Last, investor visas also inject a sizable amount of capital into the US capital markets and pulling the plug on that when many businesses can't access capital just doesn't make any sense. Most of these people do not even need to work anyway.

I am afraid this is going to accomplish precisely the opposite of what he set out to do.


> Indeed, if firms could hire locally, they won't jump through the extra hoops to secure work visas

They...could. It would just cost more.

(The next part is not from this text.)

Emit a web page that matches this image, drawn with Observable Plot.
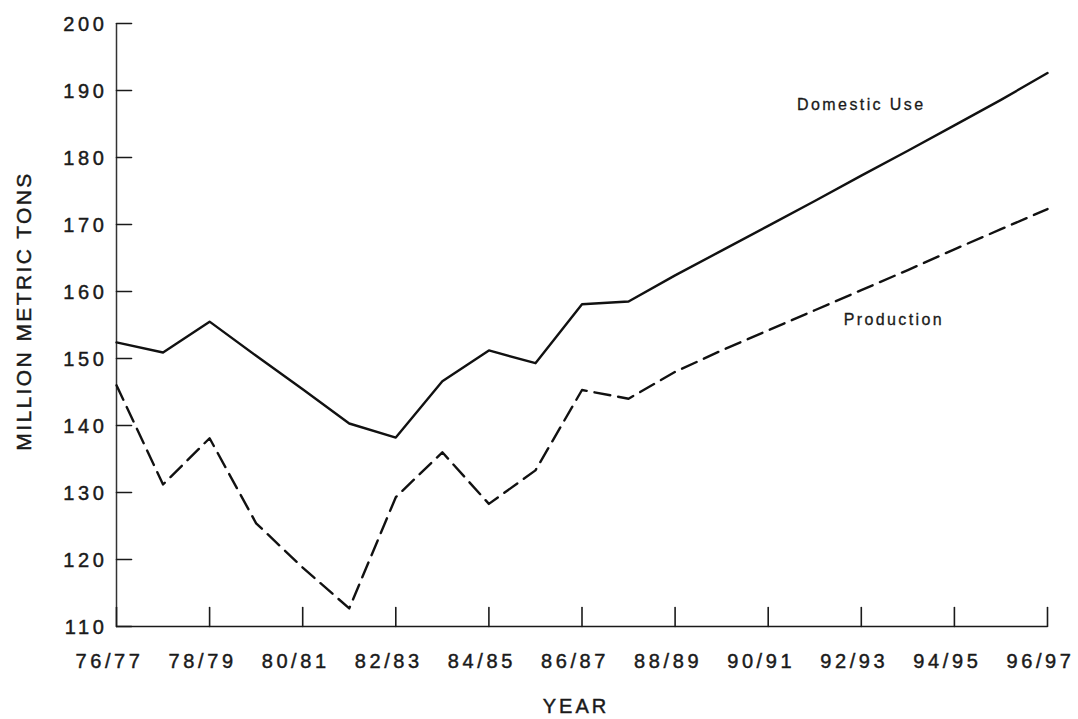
<!DOCTYPE html>
<html>
<head>
<meta charset="utf-8">
<script src="https://cdn.jsdelivr.net/npm/d3@7"></script>
<script src="https://cdn.jsdelivr.net/npm/@observablehq/plot@0.6"></script>
<style>
  body { margin: 0; background: #fff; }
  #chart svg { display: block; }
  #chart text { stroke: #1a1a1a; stroke-width: 0.45px; }
  #chart [aria-label="x-axis tick label"] { letter-spacing: 3.6px; }
  #chart [aria-label="y-axis tick label"] { letter-spacing: 3.6px; }
  #chart .axis-title { letter-spacing: 2.4px; }
  #chart .year-title { letter-spacing: 3px; }
  #chart .series-label { letter-spacing: 2.4px; }
  #chart .series-label text { stroke-width: 0.3px; }
</style>
</head>
<body>
<div id="chart"></div>
<script>
// Marketing years, by the calendar year in which each season starts
const years = [1976, 1977, 1978, 1979, 1980, 1981, 1982, 1983, 1984, 1985, 1986,
               1987, 1988, 1989, 1990, 1991, 1992, 1993, 1994, 1995, 1996];
const seasonLabels = ["76/77", "77/78", "78/79", "79/80", "80/81", "81/82", "82/83",
                      "83/84", "84/85", "85/86", "86/87", "87/88", "88/89", "89/90",
                      "90/91", "91/92", "92/93", "93/94", "94/95", "95/96", "96/97"];

// Million metric tons
const domesticUse = [152.4, 150.9, 155.5, 150.4, 145.4, 140.3, 138.2, 146.6, 151.2, 149.3,
                     158.1, 158.5, 162.4, 166.1, 169.8, 173.5, 177.3, 181.0, 184.8, 188.6, 192.6];
const production  = [146.0, 131.2, 138.1, 125.4, 118.8, 112.7, 129.3, 136.0, 128.3, 133.3,
                     145.3, 144.0, 148.0, 151.2, 154.2, 157.2, 160.2, 163.2, 166.3, 169.3, 172.3];

const xTicks = [1976, 1978, 1980, 1982, 1984, 1986, 1988, 1990, 1992, 1994, 1996];
const yTicks = [110, 120, 130, 140, 150, 160, 170, 180, 190, 200];

const xDomain = [1976, 1996];
const yDomain = [110, 200];

const rows = years.map((year, i) => ({year, domestic: domesticUse[i], production: production[i]}));

// A plain straight tick drawn from the anchor point along the vector direction
const tickShape = {draw(context, l) { context.moveTo(0, 0); context.lineTo(0, -l); }};

const chart = Plot.plot({
  width: 1078,
  height: 719,
  marginLeft: 116,
  marginRight: 31,
  marginTop: 23,
  marginBottom: 93,
  style: {fontFamily: "'Liberation Sans', Arial, sans-serif", fontSize: "20px", color: "#1a1a1a", background: "#fff"},
  x: {domain: xDomain, label: null},
  y: {domain: yDomain, label: null},
  marks: [
    Plot.axisX({ticks: xTicks, tickFormat: d => seasonLabels[years.indexOf(d)], tickSize: 0, tickPadding: 27, dx: -7, label: null}),
    Plot.axisY({ticks: yTicks, tickSize: 0, tickPadding: 9, dy: 1, label: null}),
    // axis lines
    Plot.ruleY([yDomain[0]], {stroke: "#1a1a1a", strokeWidth: 1.7}),
    Plot.ruleX([xDomain[0]], {stroke: "#333", strokeWidth: 1.5}),
    // inward ticks
    Plot.vector(xTicks, {x: d => d, frameAnchor: "bottom", rotate: 0, length: 19, anchor: "start", shape: tickShape, stroke: "#1a1a1a", strokeWidth: 1.6}),
    Plot.vector(yTicks, {y: d => d, frameAnchor: "left", rotate: 90, length: 15, anchor: "start", shape: tickShape, stroke: "#1a1a1a", strokeWidth: 1.6}),
    // series
    Plot.line(rows, {x: "year", y: "domestic", stroke: "#111", strokeWidth: 2.4}),
    Plot.line(rows, {x: "year", y: "production", stroke: "#111", strokeWidth: 2.4, strokeDasharray: "16 8"}),
    // series labels
    Plot.text(["Domestic Use"], {x: 1992.0, y: 187.9, text: d => d, fontSize: 16, fill: "#1a1a1a", className: "series-label"}),
    Plot.text(["Production"], {x: 1992.7, y: 155.7, text: d => d, fontSize: 16, fill: "#1a1a1a", className: "series-label"}),
    // axis titles
    Plot.text(["MILLION METRIC TONS"], {frameAnchor: "left", textAnchor: "middle", text: d => d, rotate: -90, dx: -92, dy: -14, fontSize: 21, fill: "#1a1a1a", className: "axis-title"}),
    Plot.text(["YEAR"], {frameAnchor: "bottom", text: d => d, dy: 86, dx: -6, fontSize: 20, fill: "#1a1a1a", className: "year-title"})
  ]
});

document.getElementById("chart").appendChild(chart);
</script>
</body>
</html>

This is a controversial topic because everyone has differing experiences on opposite sides of this "debate".


> I am afraid this is going to accomplish precisely the opposite of what he set out to do.

this is not meant to accomplish anything other than to garner him votes for his re-election and to further the republican assault on immigration. it has nothing to do with actual jobs.


"For one, no labor could be hired to perform many farm duties, and certainly not for the amount that farms pay foreign temp workers."

The opportunity is definitely there to roboticize the backbreaking work those faceless poorly dressed "peasants" are subject to under the watchful gaze of new bossman from investor capitalized Communist Party China. Isreali robotics firms have demo proofs of concepts years ago. Even Elon Musk has posted YouTube clips of potato size sorting machine.


If this was feasible it would have happened already. I don’t think we’re there yet. And how many years are we not to have veggies, fruits any other items that come directly from the labor of immigrants? And Americans won’t do this type of work, even if paid better I think


That sounds a lot like picking cotton. If the immigrants don't become Americans (who supposedly "won't do this type of work") then what are they? It sounds an awful lot like keeping slaves. They even arrive crammed in the holds of ships, unable to speak the local language.

Americans will do the work. They won't if an excess of unskilled labor drives down the wages, but that doesn't have to happen. We don't need to keep an underclass.